2) Verify everything.
Start with the airplane make, model, and serial number, and get the original airworthiness certificate. Some manufacturers changed their model names many times for the same airframe over the years. Just look at the Cherokee 180, a.k.a. Challenger, a.k.a. Archer. It’s not uncommon for sellers to inadvertently get this wrong. And don’t forget to verify the registration or “N” number, as it’s another way to confirm the airplane’s identity and help you with your title search actions. Don’t trust the “N” numbers either shown or written in the ad to be correct.
3) Get a sense of time.
Ask for the total time on the airframe, total time on the engine(s), and time since any major overhauls or upgrades.
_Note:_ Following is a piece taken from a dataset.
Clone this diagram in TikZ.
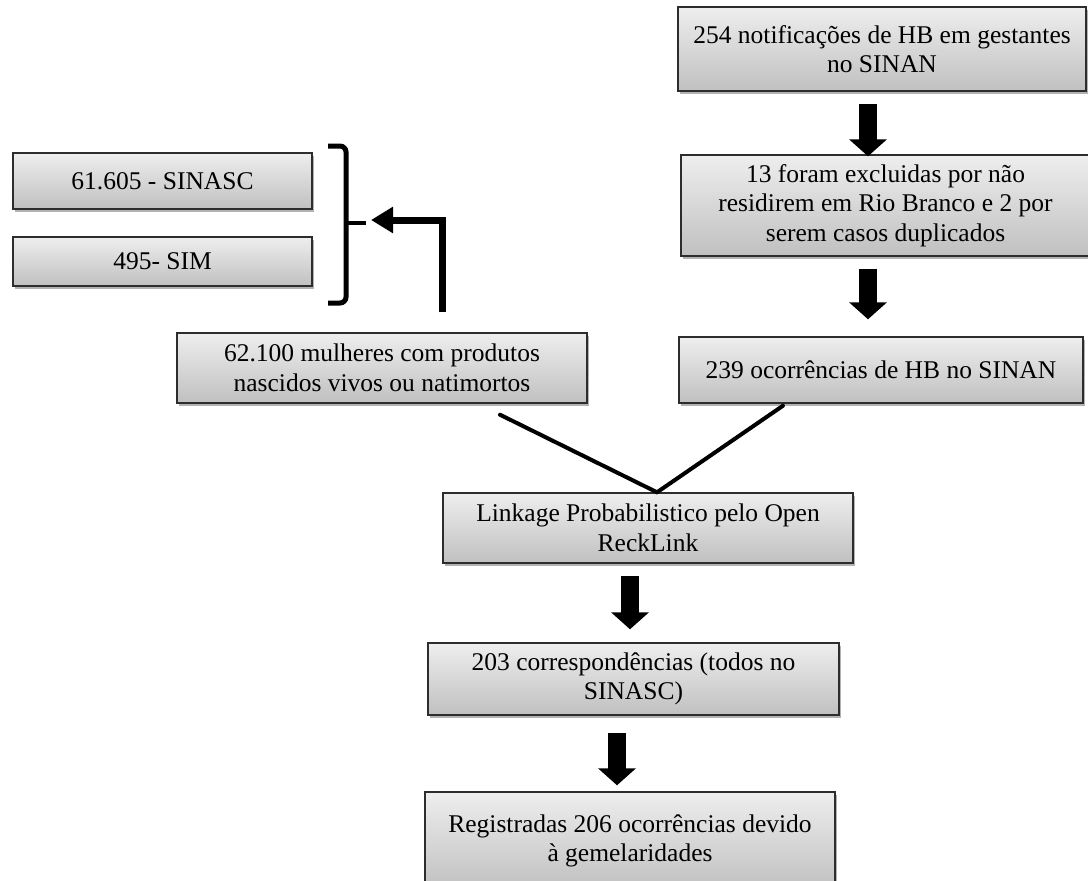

Find out who did the overhaul and the date. Remember, top overhauls do not count for anything but a repair when determining the aircraft value. Also check the time on the props, time remaining on timelife components.
As an added bonus, I would personally want to ask them their reason for selling the aircraft. It’s always an interesting and revealing question. While this is by no means an exhaustive list, it should be enough to help you understand the plane’s value and whether it’s something you dive into further.